One problem is when you tell folk that you're using the IPA and forget to stress that it's not really the International Phonetic Alphabet that you're using but an IPA-based phonemic transcription. Another problem is when you use an IPA symbol that matches a common English spelling for a sound that this common English spelling does not correspond to.
"What you must do is distinguish between this phoneme, heard in made and raid and play, from the phoneme heard in bed, shed, and men." writes Mxsmanic "They are two very different and very distinct sounds." Well, hello, I wasn't born yesterday nor do I expect was Mick or Tom. I don't know whether you've noticed but none of us are suggesting that /e/ and /ei/ be transcribed with the same symbol.

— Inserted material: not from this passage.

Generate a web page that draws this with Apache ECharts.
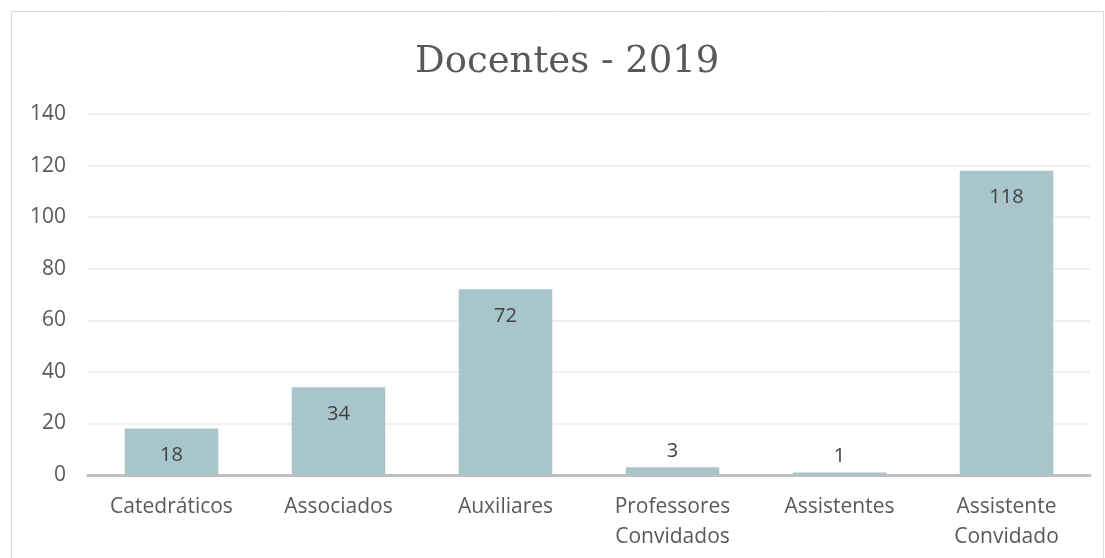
<!DOCTYPE html>
<html lang="pt">
<head>
<meta charset="UTF-8" />
<title>Docentes - 2019</title>
<style>
  * { box-sizing: border-box; margin: 0; padding: 0; }
  body { background: #fff; }
  #chart { width: 1105px; height: 558px; }
</style>
</head>
<body>
<div id="chart"></div>
<script src="https://cdn.jsdelivr.net/npm/echarts@6/dist/echarts.min.js"></script>
<script>
  // dados
  var categorias = ['Catedráticos', 'Associados', 'Auxiliares', 'Professores\nConvidados', 'Assistentes', 'Assistente\nConvidado'];
  var docentes = [18, 34, 72, 3, 1, 118];
  var yTicks = { min: 0, max: 140, interval: 20 };

  var chart = echarts.init(document.getElementById('chart'));

  var barData = docentes.map(function (v) {
    // barras pequenas: rótulo por cima
    return {
      value: v,
      label: v < 10 ? { position: 'top', distance: 6 } : { position: 'insideTop', distance: 17 }
    };
  });

  chart.setOption({
    animation: false,
    backgroundColor: '#fff',
    textStyle: { fontFamily: 'Open Sans' },
    title: {
      text: 'Docentes - 2019',
      left: 410,
      top: 39,
      textStyle: {
        fontFamily: 'DejaVu Serif',
        fontWeight: 'normal',
        fontSize: 37,
        color: '#595959'
      }
    },
    graphic: [{
      type: 'rect',
      shape: { x: 11.5, y: 11.5, width: 1092, height: 600 },
      style: { fill: 'none', stroke: '#d9d9d9', lineWidth: 1 },
      silent: true
    }],
    grid: { left: 88, right: 15, top: 114, bottom: 83 },
    xAxis: {
      type: 'category',
      data: categorias,
      axisLine: { lineStyle: { color: '#bfbfbf', width: 3 } },
      axisTick: { show: false },
      axisLabel: {
        color: '#595959',
        fontSize: 21,
        margin: 17,
        lineHeight: 30,
        interval: 0
      }
    },
    yAxis: {
      type: 'value',
      min: yTicks.min,
      max: yTicks.max,
      interval: yTicks.interval,
      axisLine: { show: false },
      axisTick: { show: false },
      axisLabel: { color: '#595959', fontSize: 21, margin: 22 },
      splitLine: { lineStyle: { color: '#efefef', width: 2 } }
    },
    series: [{
      type: 'bar',
      data: barData,
      barWidth: '56%',
      itemStyle: { color: '#a8c5cb' },
      label: {
        show: true,
        color: '#404040',
        fontSize: 20
      }
    }]
  });
</script>
</body>
</html>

Mxsmanic writes that "[e] is an allophone" of /ei/. This is true for some accents (Californian, I believe, is one). However, as I keep writing, [e] is the standard pronunciation of /e/ in AusE and NZE and never an allophone of /ei/. We still understand Californians of course ... their accent at least.
If you transcribe /ei/ as /e/ then you're likely to have learners think that it should be pronounced as a monophthong. As I've noted, I'm aware that it can be pronounced as a monophthong but most of us will use a diphthong. In order to be better understood the learner would best be advised to pronounce it as a diphthong rather than a monophthong.

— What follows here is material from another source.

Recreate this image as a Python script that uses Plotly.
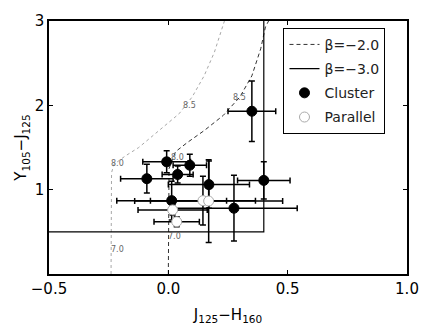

If you go telling students that it's okay to pronounce "gate" as [get] then you're doing them a disservice. They'll risk being misunderstood: people might think they'd said "get". The riskes will be hightened in Australia and New Zealand where [get] is standard for "get". Now, I'm sure that Mxsmanic will again be insisting that AusE and NZE are not standard. My question is "Are the accents in which /ei/ is pronounced [e] amongst those that Mxsmanic would choose to label as 'standard'?"
>> Using /e/ for /E/ leads to tremendous confusion <<
Both are monophthongs. The only difference I hear between them is one is an open "e", while the other is closed, and to English-speakers' ears this is inconsequential. In other words, they are treated as allophones. Further, neither is a diphthong.

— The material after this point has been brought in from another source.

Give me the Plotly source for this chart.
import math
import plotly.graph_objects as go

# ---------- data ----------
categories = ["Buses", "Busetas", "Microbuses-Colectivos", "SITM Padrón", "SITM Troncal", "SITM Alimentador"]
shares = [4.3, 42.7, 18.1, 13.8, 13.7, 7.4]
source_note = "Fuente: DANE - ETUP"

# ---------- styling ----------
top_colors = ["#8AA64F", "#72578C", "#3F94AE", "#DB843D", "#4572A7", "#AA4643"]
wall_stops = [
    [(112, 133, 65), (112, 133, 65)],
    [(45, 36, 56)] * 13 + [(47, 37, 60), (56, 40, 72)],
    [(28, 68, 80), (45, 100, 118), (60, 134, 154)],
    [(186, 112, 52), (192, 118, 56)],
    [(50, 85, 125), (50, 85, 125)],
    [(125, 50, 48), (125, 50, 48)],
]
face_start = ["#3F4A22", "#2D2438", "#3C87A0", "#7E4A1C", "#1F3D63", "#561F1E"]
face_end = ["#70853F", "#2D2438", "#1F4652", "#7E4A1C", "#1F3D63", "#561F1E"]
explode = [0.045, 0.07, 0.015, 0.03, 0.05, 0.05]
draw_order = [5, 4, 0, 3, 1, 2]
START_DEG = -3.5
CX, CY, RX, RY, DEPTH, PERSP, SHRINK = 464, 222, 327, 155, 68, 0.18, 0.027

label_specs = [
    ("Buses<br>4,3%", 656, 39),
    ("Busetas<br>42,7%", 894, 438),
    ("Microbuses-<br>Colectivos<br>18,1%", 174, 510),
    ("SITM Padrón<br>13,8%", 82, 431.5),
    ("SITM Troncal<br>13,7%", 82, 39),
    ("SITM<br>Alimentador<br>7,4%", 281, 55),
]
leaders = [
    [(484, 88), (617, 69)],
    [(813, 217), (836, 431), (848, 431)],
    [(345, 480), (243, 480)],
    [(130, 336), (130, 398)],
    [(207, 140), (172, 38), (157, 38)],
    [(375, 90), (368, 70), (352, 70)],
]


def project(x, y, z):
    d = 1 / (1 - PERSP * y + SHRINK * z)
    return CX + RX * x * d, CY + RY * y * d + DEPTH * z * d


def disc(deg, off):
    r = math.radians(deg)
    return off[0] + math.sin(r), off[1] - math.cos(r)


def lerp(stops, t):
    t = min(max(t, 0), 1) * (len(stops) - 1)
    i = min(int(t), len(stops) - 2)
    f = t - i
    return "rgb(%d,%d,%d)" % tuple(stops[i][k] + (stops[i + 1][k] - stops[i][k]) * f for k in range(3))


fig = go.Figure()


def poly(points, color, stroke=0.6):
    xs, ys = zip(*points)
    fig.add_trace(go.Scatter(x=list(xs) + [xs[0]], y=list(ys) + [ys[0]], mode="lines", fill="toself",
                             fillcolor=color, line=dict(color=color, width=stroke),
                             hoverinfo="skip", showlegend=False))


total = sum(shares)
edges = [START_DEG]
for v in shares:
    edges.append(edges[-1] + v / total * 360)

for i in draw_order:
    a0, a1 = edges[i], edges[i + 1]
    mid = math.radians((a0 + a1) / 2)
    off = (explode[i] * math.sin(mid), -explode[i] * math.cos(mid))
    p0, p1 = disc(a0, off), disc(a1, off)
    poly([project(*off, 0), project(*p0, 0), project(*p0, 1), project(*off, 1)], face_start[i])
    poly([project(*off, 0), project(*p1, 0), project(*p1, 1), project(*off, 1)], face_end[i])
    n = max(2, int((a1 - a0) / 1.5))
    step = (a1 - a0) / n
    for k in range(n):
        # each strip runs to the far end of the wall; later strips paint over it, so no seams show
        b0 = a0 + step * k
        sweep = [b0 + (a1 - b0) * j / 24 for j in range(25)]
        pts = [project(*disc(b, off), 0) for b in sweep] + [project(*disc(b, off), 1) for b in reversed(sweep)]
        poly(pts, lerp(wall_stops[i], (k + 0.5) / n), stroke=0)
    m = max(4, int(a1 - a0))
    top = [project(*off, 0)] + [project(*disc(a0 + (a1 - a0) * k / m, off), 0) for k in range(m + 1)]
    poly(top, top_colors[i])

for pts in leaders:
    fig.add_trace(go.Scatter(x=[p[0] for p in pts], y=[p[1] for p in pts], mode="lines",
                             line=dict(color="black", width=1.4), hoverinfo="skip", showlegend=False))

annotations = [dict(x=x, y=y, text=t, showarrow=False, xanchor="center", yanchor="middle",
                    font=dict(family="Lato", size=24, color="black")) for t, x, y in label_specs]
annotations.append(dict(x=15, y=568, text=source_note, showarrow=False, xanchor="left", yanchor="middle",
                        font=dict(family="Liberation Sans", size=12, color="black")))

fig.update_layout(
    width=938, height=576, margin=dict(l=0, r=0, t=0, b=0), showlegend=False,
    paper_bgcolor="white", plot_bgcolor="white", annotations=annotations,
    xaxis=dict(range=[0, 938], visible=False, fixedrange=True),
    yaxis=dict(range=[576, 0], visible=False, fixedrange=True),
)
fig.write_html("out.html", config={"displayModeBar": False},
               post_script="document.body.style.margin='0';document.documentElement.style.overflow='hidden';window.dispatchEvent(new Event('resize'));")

However in the following recordings they lose their short/pure monophthong quality somewhat as the speaker lengthens them laxly:
Also, his "epsilon" is _excessively_ open to the point where it's virtually an /æ/.
That said, I'd have to listen to what you're referring to. That could change things.
>>Pronouncing "get" as [get] is perfectly fine. I do it all the time; as do the rest of us Aussies. The Kiwis have an even more closed /e/<<
We pronounce it either [get] or [gEt] and anything in between: there is no difference. So do Americans and other English speakers. And you're 100% re: the Kiwis.
Maybe Mxsmanic has an accent where the /e/ monophthong is an allophone of the diphthong /eI/... unusual as it seems.
Most ESL students will never go near Australia, so whether or not they talk like Australians is irrelevant. Throughout most of the rest of the world, they can pronounce gate as [get] and they will be understood without any problem, particularly if they also pronounce get as [gEt].
For most native English speakers, there's a huge different between [e] and [E], just as there's a huge difference between [i] and [I]. Australia is not representative, and it is not important. No amount of repetition will change this.
When my ESL students start telling me that they want to learn to speak with an Australian accent, then I'll worry about Australian pronunciation. But I have yet to hear any student mention Australians at all. About the only pronunciations they are interested in learning are GAE or RP; and the only other pronunciations besides these that they've expressed an interest in understanding are those of Ireland and Scotland.
If I said [wed], would you think I said "wade"?